Through my adventures in education grantmaking, I’ve seen the research on and the realities of replicating successful school improvement models. Ringo Starr was right when he said, “it don’t come easy.”

 

Regardless of your funding priorities – education or not – there are three key lessons funders can learn from the challenges of replication.

 

ONE: Know what works in your chosen focus area and use all the proven tools and techniques required for success. Schools, communities, and funders will gravitate towards a strategy or model that’s been shown to work with the hope of replicating success in their own situations.

 

Time and again, though, those same schools, communities and funders will cherry-pick the components of that successful approach – whether for budget or timing reasons, or the (often mistaken) belief that their conditions are unique and call for a specialized effort. The result, of course, is that the model – or more accurately, the now revised and not fully functional approach – doesn’t achieve the envisioned success.
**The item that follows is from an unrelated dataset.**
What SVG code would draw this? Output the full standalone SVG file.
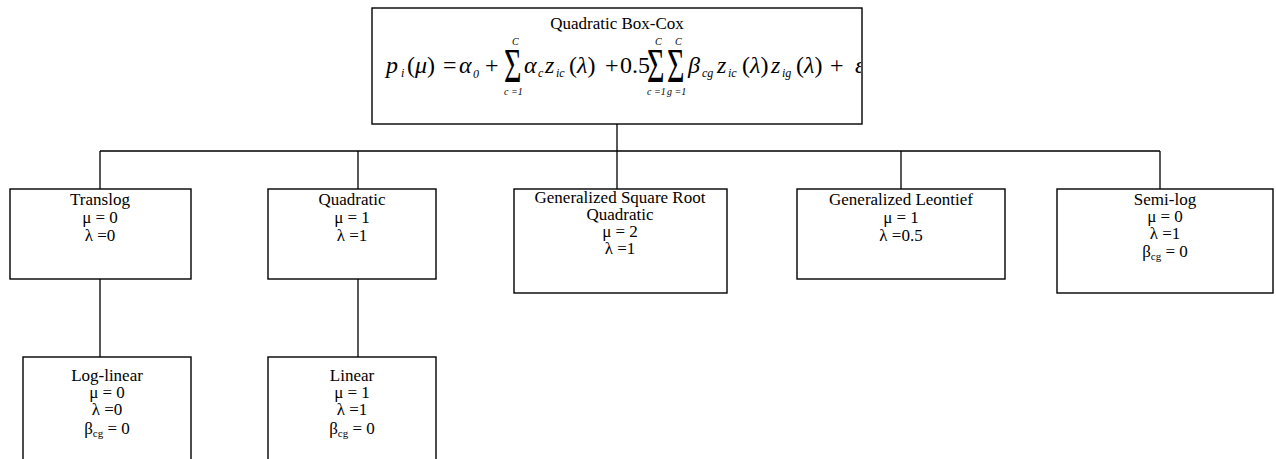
<svg xmlns="http://www.w3.org/2000/svg" width="1276" height="459" viewBox="0 0 1276 459">
  <style>
    .box { fill: #fff; stroke: #000; stroke-width: 1.4; }
    .wire { fill: none; stroke: #000; stroke-width: 1.3; }
    .lbl { font-family: "Liberation Serif", "Times New Roman", serif; font-size: 17px; fill: #000; text-anchor: middle; }
    .sub { font-size: 11px; }
    .m { font-family: "Liberation Serif", "Times New Roman", serif; font-size: 24px; fill: #000; }
    .it { font-style: italic; }
    .ms { font-family: "Liberation Serif", "Times New Roman", serif; font-size: 12px; font-style: italic; fill: #000; }
    .lim { font-family: "Liberation Serif", "Times New Roman", serif; font-size: 10px; font-style: italic; fill: #000; }
    .sig { font-family: "Liberation Serif", "Times New Roman", serif; font-size: 30px; fill: #000; }
  </style>
  <defs>
    <clipPath id="topClip">
      <rect x="372" y="8" width="489" height="116"/>
    </clipPath>
  </defs>
  <rect width="1276" height="459" fill="#fff"/>

  <!-- connectors -->
  <g id="connectors">
    <path class="wire" d="M617 124 V151 M100 151 H1160 M100 151 V189 M358 151 V189 M617 151 V189 M901 151 V189 M1160 151 V189"/>
    <path class="wire" d="M100 279 V357 M358 279 V357"/>
  </g>

  <!-- root: Quadratic Box-Cox -->
  <g id="node-box-cox">
    <rect class="box" x="372" y="8" width="490" height="116"/>
    <text class="lbl" x="617" y="29">Quadratic Box-Cox</text>
    <g clip-path="url(#topClip)">
      <text class="m it" x="386" y="73">p</text>
      <text class="ms" x="401" y="77">i</text>
      <text class="m" x="407" y="73">(<tspan class="it">μ</tspan>)</text>
      <text class="m" x="443" y="73">=</text>
      <text class="m it" x="459" y="73">α</text>
      <text class="ms" x="473" y="78" font-style="normal">0</text>
      <text class="m" x="485" y="73">+</text>
      <text class="sig" transform="translate(504 82) scale(1 1.6)">Σ</text>
      <text class="lim" x="512" y="45">C</text>
      <text class="lim" x="504" y="95">c =1</text>
      <text class="m it" x="524" y="73">α</text>
      <text class="ms" x="538" y="77">c</text>
      <text class="m it" x="545" y="73">z</text>
      <text class="ms" x="556" y="77">ic</text>
      <text class="m" x="569" y="73">(<tspan class="it">λ</tspan>)</text>
      <text class="m" x="605" y="73">+</text>
      <text class="m" x="620" y="73">0.5</text>
      <text class="sig" transform="translate(647 82) scale(1 1.6)">Σ</text>
      <text class="lim" x="655" y="45">C</text>
      <text class="lim" x="647" y="95">c =1</text>
      <text class="sig" transform="translate(667 82) scale(1 1.6)">Σ</text>
      <text class="lim" x="675" y="45">C</text>
      <text class="lim" x="667" y="95">g =1</text>
      <text class="m it" x="688" y="73">β</text>
      <text class="ms" x="702" y="77">cg</text>
      <text class="m it" x="717" y="73">z</text>
      <text class="ms" x="728" y="77">ic</text>
      <text class="m" x="742" y="73">(<tspan class="it">λ</tspan>)</text>
      <text class="m it" x="771" y="73">z</text>
      <text class="ms" x="782" y="77">ig</text>
      <text class="m" x="796" y="73">(<tspan class="it">λ</tspan>)</text>
      <text class="m" x="830" y="73">+</text>
      <text class="m it" x="855" y="73">ε</text>
    </g>
  </g>

  <!-- second level -->
  <g id="node-translog">
    <rect class="box" x="10" y="189" width="181" height="90"/>
    <text class="lbl" x="100" y="205">Translog</text>
    <text class="lbl" x="100" y="223">μ = 0</text>
    <text class="lbl" x="100" y="241">λ =0</text>
  </g>
  <g id="node-quadratic">
    <rect class="box" x="268" y="189" width="168" height="90"/>
    <text class="lbl" x="352" y="205">Quadratic</text>
    <text class="lbl" x="352" y="223">μ = 1</text>
    <text class="lbl" x="352" y="241">λ =1</text>
  </g>
  <g id="node-gsrq">
    <rect class="box" x="514" y="189" width="213" height="104"/>
    <text class="lbl" x="620" y="203">Generalized Square Root</text>
    <text class="lbl" x="620" y="220">Quadratic</text>
    <text class="lbl" x="620" y="237">μ = 2</text>
    <text class="lbl" x="620" y="254">λ =1</text>
  </g>
  <g id="node-leontief">
    <rect class="box" x="797" y="189" width="208" height="90"/>
    <text class="lbl" x="901" y="205">Generalized Leontief</text>
    <text class="lbl" x="901" y="223">μ = 1</text>
    <text class="lbl" x="901" y="241">λ =0.5</text>
  </g>
  <g id="node-semilog">
    <rect class="box" x="1057" y="189" width="216" height="104"/>
    <text class="lbl" x="1165" y="205">Semi-log</text>
    <text class="lbl" x="1165" y="222">μ = 0</text>
    <text class="lbl" x="1165" y="239">λ =1</text>
    <text class="lbl" x="1165" y="257">β<tspan class="sub" dy="3">cg</tspan><tspan dy="-3"> = 0</tspan></text>
  </g>

  <!-- third level -->
  <g id="node-log-linear">
    <rect class="box" x="23" y="357" width="168" height="120"/>
    <text class="lbl" x="107" y="381">Log-linear</text>
    <text class="lbl" x="107" y="398">μ = 0</text>
    <text class="lbl" x="107" y="415">λ =0</text>
    <text class="lbl" x="107" y="434">β<tspan class="sub" dy="3">cg</tspan><tspan dy="-3"> = 0</tspan></text>
  </g>
  <g id="node-linear">
    <rect class="box" x="268" y="357" width="168" height="120"/>
    <text class="lbl" x="352" y="381">Linear</text>
    <text class="lbl" x="352" y="398">μ = 1</text>
    <text class="lbl" x="352" y="415">λ =1</text>
    <text class="lbl" x="352" y="434">β<tspan class="sub" dy="3">cg</tspan><tspan dy="-3"> = 0</tspan></text>
  </g>
</svg>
This is the equivalent of a McDonald’s franchise deciding not to offer fries on the menu, and then wondering why sales are so flat!

 

TWO: Provide sufficient development, training and resources to your staff, your board and your grant partners to get the job done correctly. Ensure that your board and staff know how different models and strategies work (and don’t work), know the right questions to ask, and know how and when to make mid-course corrections.

 

Equally important is making available the financial and technical assistance to your grant partners so they can accomplish what they – and you – have set out to achieve. Inadequate funding for operations, staff training, capital and other needs is setting up a scenario for challenges and failure, not opportunity and success.

 

To borrow the McDonald’s analogy again – not only did the franchise choose not to sell fries, but it hasn’t dedicated training and resource so staff knows how to work the equipment properly to provide meals to customers. And they are still wondering why sales are so flat!

 

THREE: Find what works and stick with it. Even the most promising strategy or model needs time to take root. People and organizations often adapt slowly to change, and results don’t happen overnight.

 

Yet again, it’s not at all unusual for schools, communities and funders to allow insufficient time for a program or strategy to mature. If not enough progress is being made in the short-term, then let’s dump this approach and look for a newer model to follow!

 

The foundation field has long exhibited its own form of attention deficit disorder. Passing grantmaking fads, shifting grant priorities and unfocused funding strategies undermine the work of funders and grant partners alike. To our McDonald’s analogy – the franchise decided not to sell fries and didn’t train staff on restaurant operations resulting in poor sales. After a while, the only option is to stop trying the McDonald’s approach. How about Burger King!